Whether the Super I/O is at config address 0x2e (the usual case) or 0x4e (or some other address) is mainboard-dependent. You can find out the address by running superiotool.

This value is usually defined in the mainboards devicetree.cb file under the pnp device in any case.

Mainboards which have this Super I/O chip, will call this function in their romstage.c file. Example:

 #include "superio/winbond/w83627ehg/w83627ehg.h"
 [...]
 #define SERIAL_DEV PNP_DEV(0x2e, W83627EHG_SP1)
 [...]
 w83627ehg_enable_dev(SERIAL_DEV, TTYS0_BASE);
 uart_init();
 console_init();

superio.c

While writing the superio.c part of the Super I/O bring up you will encounter the data structure static struct pnp_info pnp_dev_info[] = {} to prepare. The following information may help to understand the LDN mask pairing:

/*
 * io_info contains the mask 0x07f8. Given 16 register, each 8 bits wide of a
 * logical device we need a mask of the following form:
 *
 *  MSB                 LSB
 *    v                 v
 * 0x[15..11][10..3][2..0]
 *    ------  ^^^^^  ^^^^
 *     null     |      |
 *              |      +------ Register index
 *              |
 *              +------------- Compare against base address and
 *                             asserts a chip_select on match.
 *
 * i.e., 0x07F8 = [00000][11111111][000]
 *
 */

Virtual logical devices

Some Super I/Os use register 0x30 of one logical device number (LDN) for more than one function enable. For example, it can be used to enable some GPIOs, GAME, MIDI etc. To overcome this issue a concept of virtual LDN has been introduced. Virtual LDNs can be used in coreboot to map the enable bit position in register 0x30 to virtual LDN, which will just enable the functionality map to that bit.
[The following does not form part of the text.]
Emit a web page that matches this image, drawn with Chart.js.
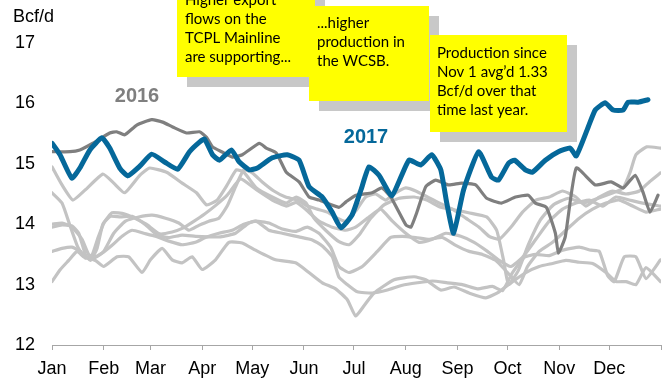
<!DOCTYPE html>
<html>
<head>
<meta charset="utf-8">
<script src="https://cdn.jsdelivr.net/npm/chart.js@4.4.1/dist/chart.umd.min.js"></script>
<style>
  html, body { margin: 0; padding: 0; background: #fff; }
  #wrap { width: 669px; height: 378px; }
</style>
</head>
<body>
<div id="wrap"><canvas id="supplyChart" width="669" height="378"></canvas></div>
<script>
// month axis
const monthLabels = ['Jan', 'Feb', 'Mar', 'Apr', 'May', 'Jun', 'Jul', 'Aug', 'Sep', 'Oct', 'Nov', 'Dec'];
const monthStarts = [0, 31, 59, 90, 120, 151, 181, 212, 243, 273, 304, 334, 365];
const yTicks = [12, 13, 14, 15, 16, 17];

// daily supply, Bcf/d — [day of year, value]
const y2017 = [[0,15.34],[4.8,15.15],[11.9,14.76],[16.7,14.93],[22.7,15.23],[29.9,15.43],[34.6,15.26],[40.6,14.93],[45.4,14.80],[52.6,14.96],[59.7,15.16],[67.5,15.03],[75.3,14.91],[82.4,15.20],[88.4,15.36],[91.4,15.41],[96.2,15.15],[100.4,15.06],[107.5,15.23],[112.3,15.03],[118.3,14.90],[123.1,14.93],[132,15.10],[141,15.15],[148.1,15.06],[154.1,14.62],[161.9,14.45],[167.9,14.20],[173.2,13.94],[179.8,14.15],[185.2,14.57],[190,14.95],[196,14.81],[203.7,14.47],[213.9,15.06],[221,14.98],[227.6,15.15],[233,14.90],[236.6,14.35],[240.7,13.85],[246.7,14.57],[255.7,15.20],[263.4,14.78],[267.6,14.73],[273.6,15.01],[277.2,15.06],[283.7,14.90],[287.9,14.86],[295.7,15.06],[303.5,15.20],[310.6,15.26],[314.2,15.13],[321.4,15.61],[325.6,15.89],[331.5,16.01],[336.3,15.89],[342.3,15.89],[345.3,16.02],[351.3,16.02],[357.2,16.06]];

const y2016 = [[0,15.20],[10.8,15.20],[16.7,15.23],[24.5,15.34],[34.6,15.51],[38.8,15.53],[43.6,15.48],[50.8,15.64],[59.7,15.73],[66.3,15.69],[72.3,15.61],[80.6,15.51],[88.4,15.53],[92.6,15.44],[96.2,15.28],[101.6,15.20],[108.1,15.11],[114.1,15.15],[124.3,15.34],[128.4,15.26],[134.4,15.18],[140.4,14.86],[148.1,14.70],[154.1,14.45],[160.1,14.40],[172,14.28],[176.2,14.37],[182.2,14.48],[191.8,14.52],[197.7,14.60],[203.1,14.45],[212.1,13.99],[215.1,13.95],[218.6,14.19],[224,14.62],[230,14.73],[237.8,14.65],[245.5,14.68],[253.9,14.65],[260.5,14.43],[269.4,14.35],[277.8,14.45],[285.5,14.48],[289.7,14.35],[296.3,14.28],[301.7,13.85],[303.5,13.52],[307.6,13.79],[314.2,14.93],[325.6,14.65],[335.1,14.70],[342.3,14.60],[349.5,14.81],[354.2,14.53],[358.4,14.20],[363.2,14.48]];

// earlier years
const yearA = [[0,14.95],[6,14.65],[12.5,14.40],[20,14.57],[30.5,14.83],[37,14.68],[43.6,14.52],[52.6,14.81],[58.5,14.93],[68.7,14.86],[78,14.68],[86.6,14.52],[92.6,14.32],[99,14.40],[105,14.65],[110.5,14.90],[115,14.86],[122.5,14.60],[132,14.45],[140.4,14.35],[146.4,14.45],[152.3,14.35],[157,14.10],[164,13.90],[172,13.71],[178,13.66],[184,13.82],[191,14.10],[199,14.32],[208,14.43],[217,14.45],[224.6,14.40],[233,14.28],[240.7,14.24],[249.7,14.19],[260.5,14.12],[266.5,13.90],[270.6,13.41],[273.6,13.00],[279.6,13.24],[285.5,13.66],[292.7,14.07],[300.5,14.32],[309.5,14.43],[318.4,14.35],[327.4,14.43],[336.3,14.52],[342.3,14.60],[346.5,14.86],[350,15.15],[356.4,15.28],[364.7,15.26]];

const yearB = [[0,14.52],[6,14.35],[10.5,14.0],[15.5,13.62],[20,13.44],[24,13.49],[27.5,13.77],[31.5,14.04],[36,14.19],[43.6,14.17],[49.5,14.10],[56.5,14.00],[64.5,13.84],[72,13.87],[78,13.93],[84.5,14.04],[91.5,14.17],[98.5,14.32],[105,14.48],[113,14.75],[122.5,14.57],[132,14.40],[140.4,14.30],[146.4,14.36],[152.3,14.24],[160,14.05],[168,13.95],[176,13.90],[182,13.95],[190,14.12],[197,14.25],[204,14.05],[212,13.85],[220,13.70],[228,13.75],[236,13.85],[245,13.80],[253,13.70],[261,13.55],[268,13.40],[275,13.30],[282,13.45],[290,13.75],[298,14.05],[306,14.25],[314,14.35],[322,14.40],[330,14.30],[338,14.45],[346,14.40],[354,14.35],[364.7,14.30]];

const yearC = [[0,13.95],[6,13.99],[12,13.97],[16,13.85],[20,13.50],[23,13.40],[27,13.60],[30.5,14.00],[35,14.13],[41,14.12],[48,14.13],[56,13.99],[63,13.82],[70,13.78],[78,13.82],[86,13.80],[94,13.79],[101,13.79],[110,13.85],[118,14.02],[122.5,14.05],[130,13.90],[138,13.85],[148,13.79],[156,13.74],[162,13.64],[168,13.46],[172,13.12],[177,13.00],[183,12.88],[192,12.86],[201,12.91],[210,12.99],[219,13.03],[228,13.06],[237,13.03],[246,13.00],[255,12.93],[264,12.97],[270,12.90],[276,13.20],[283,13.45],[290,13.50],[298,13.48],[306,13.57],[316,13.62],[323,13.57],[328,13.55],[333,13.15],[337,13.05],[343,13.46],[350,13.46],[356,13.10],[364.7,13.41]];

const yearD = [[0,13.55],[6,13.60],[12,13.62],[17,13.55],[20,13.46],[25,13.45],[30,13.52],[36,13.65],[42,13.80],[48,13.90],[55,13.85],[62,13.80],[70,13.72],[78,13.66],[86,13.70],[92,13.78],[100,13.85],[108,13.90],[115,14.00],[122,14.05],[130,14.02],[138,13.92],[146,13.88],[153,13.95],[160,13.85],[167,13.62],[172,13.30],[178,13.20],[186,13.30],[195,13.55],[203,13.78],[210,13.80],[218,13.78],[226,13.75],[234,13.78],[242,13.65],[250,13.55],[258,13.50],[266,13.40],[273,13.20],[280,13.00],[285,13.30],[292,13.55],[300,13.70],[308,13.90],[316,14.10],[324,14.25],[332,14.35],[340,14.40],[348,14.30],[356,14.20],[364.7,14.25]];

const yearE = [[0,13.05],[5,13.25],[10,13.40],[15,13.55],[19,13.46],[26,13.40],[31,13.30],[39,13.46],[46,13.46],[54,13.20],[59,13.41],[66,13.60],[72,13.41],[78,13.36],[84,13.46],[90,13.25],[98,13.41],[106,13.70],[114,13.69],[122,13.57],[134,13.41],[146,13.36],[154,13.20],[162,13.03],[170,12.93],[177,12.75],[182,12.48],[187,12.65],[193,12.86],[205,13.08],[217,13.13],[224,13.08],[233,12.91],[241,12.96],[250,12.86],[260,12.78],[268,12.88],[276,13.05],[284,13.20],[292,13.30],[300,13.35],[308,13.40],[316,13.37],[324,13.35],[332,13.20],[338,13.05],[344,13.05],[350,13.00],[356,13.28],[364.7,13.05]];

const yearF = [[0,14.0],[6,14.02],[12,13.95],[18,13.75],[22,13.50],[26,13.45],[31,13.55],[37,13.85],[44,14.05],[52,14.12],[60,14.15],[68,14.10],[76,14.02],[82,13.90],[88,13.98],[94,14.05],[100,14.10],[105,14.30],[110,14.62],[115,14.90],[120,14.85],[126,14.70],[133,14.55],[140,14.45],[147,14.40],[153,14.30],[159,14.25],[165,14.20],[171,14.10],[176,14.05],[182,14.22],[188,14.45],[194,14.50],[200,14.40],[206,14.52],[212,14.60],[218,14.55],[225,14.45],[232,14.35],[240,14.25],[248,14.10],[256,13.95],[262,13.80],[268,13.75],[275,13.95],[282,14.20],[290,14.40],[298,14.45],[306,14.55],[314,14.45],[320,14.30],[328,14.45],[336,14.55],[344,14.50],[352,14.55],[358,14.70],[364.7,14.85]];

const olderYears = [yearA, yearB, yearC, yearD, yearE, yearF];

const BLUE = '#05689a';
const DARK = '#7f7f7f';
const LIGHT = '#c3c3c3';

function toPoints(series) {
    return series.map(([d, v]) => ({ x: d, y: v }));
}

function lineSet(label, series, color, width) {
    return {
        label: label,
        data: toPoints(series),
        borderColor: color,
        borderWidth: width,
        pointRadius: 0,
        tension: 0.15,
        borderJoinStyle: 'round',
        borderCapStyle: 'round',
        fill: false
    };
}

// first dataset ends up on top
const datasets = [lineSet('2017', y2017, BLUE, 5), lineSet('2016', y2016, DARK, 3.2)];
olderYears.forEach((s, i) => datasets.push(lineSet('older' + i, s, LIGHT, 3.2)));

// yellow sticky notes + series labels
const notes = [
    { x: 177, y: -20, w: 138, h: 97, lines: ['Higher export', 'flows on the', 'TCPL Mainline', 'are supporting...'], tx: 185, ty: 0 },
    { x: 309, y: 6, w: 120, h: 95, lines: ['...higher', 'production in', 'the WCSB.'], tx: 317, ty: 23 },
    { x: 430, y: 35, w: 137, h: 97, lines: ['Production since', 'Nov 1 avg\u2019d 1.33', 'Bcf/d over that', 'time last year.'], tx: 437, ty: 53 }
];

const annotations = {
    id: 'annotations',
    afterDraw(chart) {
        const ctx = chart.ctx;
        ctx.save();

        ctx.fillStyle = '#000';
        ctx.font = '18px "Liberation Sans", Arial, sans-serif';
        ctx.textAlign = 'left';
        ctx.textBaseline = 'middle';
        ctx.fillText('Bcf/d', 13, 17);

        ctx.font = 'bold 20px "Liberation Sans", Arial, sans-serif';
        ctx.textAlign = 'center';
        ctx.fillStyle = DARK;
        ctx.fillText('2016', 137, 96);
        ctx.fillStyle = BLUE;
        ctx.fillText('2017', 366, 137);

        notes.forEach(n => {
            ctx.fillStyle = '#c8c8c8';
            ctx.fillRect(n.x + 10, n.y + 10, n.w, n.h);
            ctx.fillStyle = '#ffff00';
            ctx.fillRect(n.x, n.y, n.w, n.h);
            ctx.fillStyle = '#000';
            ctx.font = '15px "Comic Sans MS", Lato, sans-serif';
            ctx.textAlign = 'left';
            ctx.textBaseline = 'middle';
            n.lines.forEach((t, i) => ctx.fillText(t, n.tx, n.ty + i * 19));
        });
        ctx.restore();
    }
};

Chart.defaults.font.family = '"Liberation Sans", Arial, sans-serif';

new Chart(document.getElementById('supplyChart').getContext('2d'), {
    type: 'line',
    data: { datasets: datasets },
    options: {
        responsive: false,
        animation: false,
        devicePixelRatio: 1,
        layout: { padding: { left: 15, top: 43, right: 6, bottom: 0 } },
        plugins: {
            legend: { display: false },
            tooltip: { enabled: false }
        },
        scales: {
            x: {
                type: 'linear',
                min: 0,
                max: 365,
                afterBuildTicks: axis => { axis.ticks = monthStarts.map(v => ({ value: v })); },
                afterFit: axis => { axis.height = 33; },
                ticks: {
                    autoSkip: false,
                    maxRotation: 0,
                    padding: 8,
                    color: '#000',
                    font: { size: 18 },
                    callback: (value, index) => monthLabels[index] || ''
                },
                grid: { drawOnChartArea: false, drawTicks: true, tickLength: 5, color: '#a6a6a6' },
                border: { display: true, color: '#a6a6a6', width: 1 }
            },
            y: {
                min: 12,
                max: 17,
                afterBuildTicks: axis => { axis.ticks = yTicks.map(v => ({ value: v })); },
                afterFit: axis => { axis.width = 37; },
                ticks: { color: '#000', font: { size: 18 }, crossAlign: 'far', padding: 0 },
                grid: { display: false },
                border: { display: false }
            }
        }
    },
    plugins: [annotations]
});
</script>
</body>
</html>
Original LDN always just switch on or off bit0 of register 0x30. Virtual LDN is created as follows. Low [7:0] bits are used to describe the original LDN. High [10:8] bits select the position of the bit enable in the register 0x30.

If LDN is 0x7 it will handle bit0 of register 0x30. If the (virtual) LDN is 0x107 it will handle bit1 of same register etc.